Harbor tax's merits argued High court justices appear critical of levy aiding U.S. ports

Legal affairs

March 05, 1998|By Lyle Denniston | Lyle Denniston,SUN NATIONAL STAFF

WASHINGTON -- A federal tax that has raised billions of dollars to maintain the nation's ports and shipping lanes appeared yesterday to be in serious trouble in the Supreme Court.

At a hearing on the tax's constitutionality, most of the justices who spoke up were sharply critical of the 12-year-old Harbor Maintenance Tax, which has produced revenue for dredging and other work in the port of Baltimore, the C&D Canal and shipping lanes in the Chesapeake Bay.

The tax is set at 0.125 percent of the value of cargo loaded or unloaded from a commercial vessel in any U.S. port. It applies to both goods being loaded for export and imported goods unloaded in port.

The Constitution bans taxes on exports, and thus the tax has been challenged by an array of exporters as unconstitutional. A federal appeals court struck down the tax, but only so far as it applies to exports. The Clinton administration asked the Supreme Court to revive it.

Though labeled a tax by Congress, the measure, the administration contends, is actually a user fee for shippers, paid in return for the benefits of harbor maintenance. If considered a user fee, there would probably be no doubt it was constitutional.

But several justices noted that there is no relationship between the benefits ships receive from port maintenance and the tax paid on the cargo they export.

The tax, they noted, is based not on harbor visits or ship requirements -- such as the depth of water needed -- but on the value of goods loaded for export.

"You're talking about user fees and the harbors," Justice Sandra Day O'Connor told an administration lawyer, Deputy Solicitor General Lawrence G. Wallace. "That would seem to depend on how big the ships were, how deep the harbor had to be.

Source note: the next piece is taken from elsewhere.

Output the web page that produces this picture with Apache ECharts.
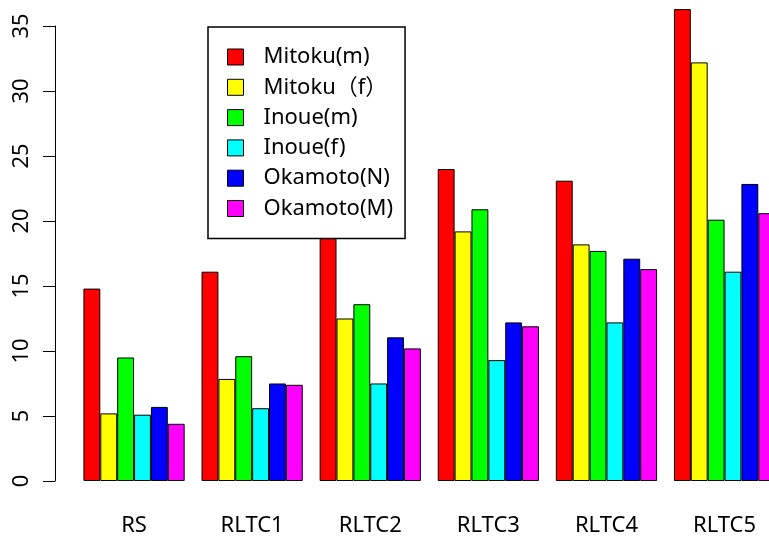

But the tax bears no relation to that."

O'Connor suggested that "a little package of computer chips" that took up little space on a ship would trigger "a huge tax" because of the chips' high value, while a large quantity of wheat would pay "substantially less. That is an odd sort of a user fee."

If the tax were levied on ship owners as a charge for using the docks, "you'd have a good argument," she told Wallace. "But the nature of it makes it hard to see it as a user fee."

Justice Stephen G. Breyer also questioned the user-fee claim, saying that the same theory might mean that the federal income tax "is a user fee for using the country's facilities."

Wallace tried to fend off the justices' challenges by saying the tax was the result of five years of searching by Congress for a way to maintain the competitiveness of U.S. ports while avoiding the risk of retaliation from America's global trading partners.

But Chief Justice William H. Rehnquist said it would not make any difference if "20 wizards sat down and worked out the best possible solution" to U.S. trade competition problems, if the solution they chose was an unconstitutional tax.

Justice John Paul Stevens said that for particularly valuable export goods, the "tax is really excessive in terms of the benefit that gets used."

The justices were far less aggressive in questioning James R. Atwood, an attorney for one of the challengers of the tax, U.S. Shoe Corp. Atwood argued that the tax was set so high that the government could stop charging it against exports, and the tax would still raise enough money to maintain harbors and shipping lanes. The tax has brought in $3 billion and has created a surplus in the maintenance fund.

The case is likely to be decided by early summer.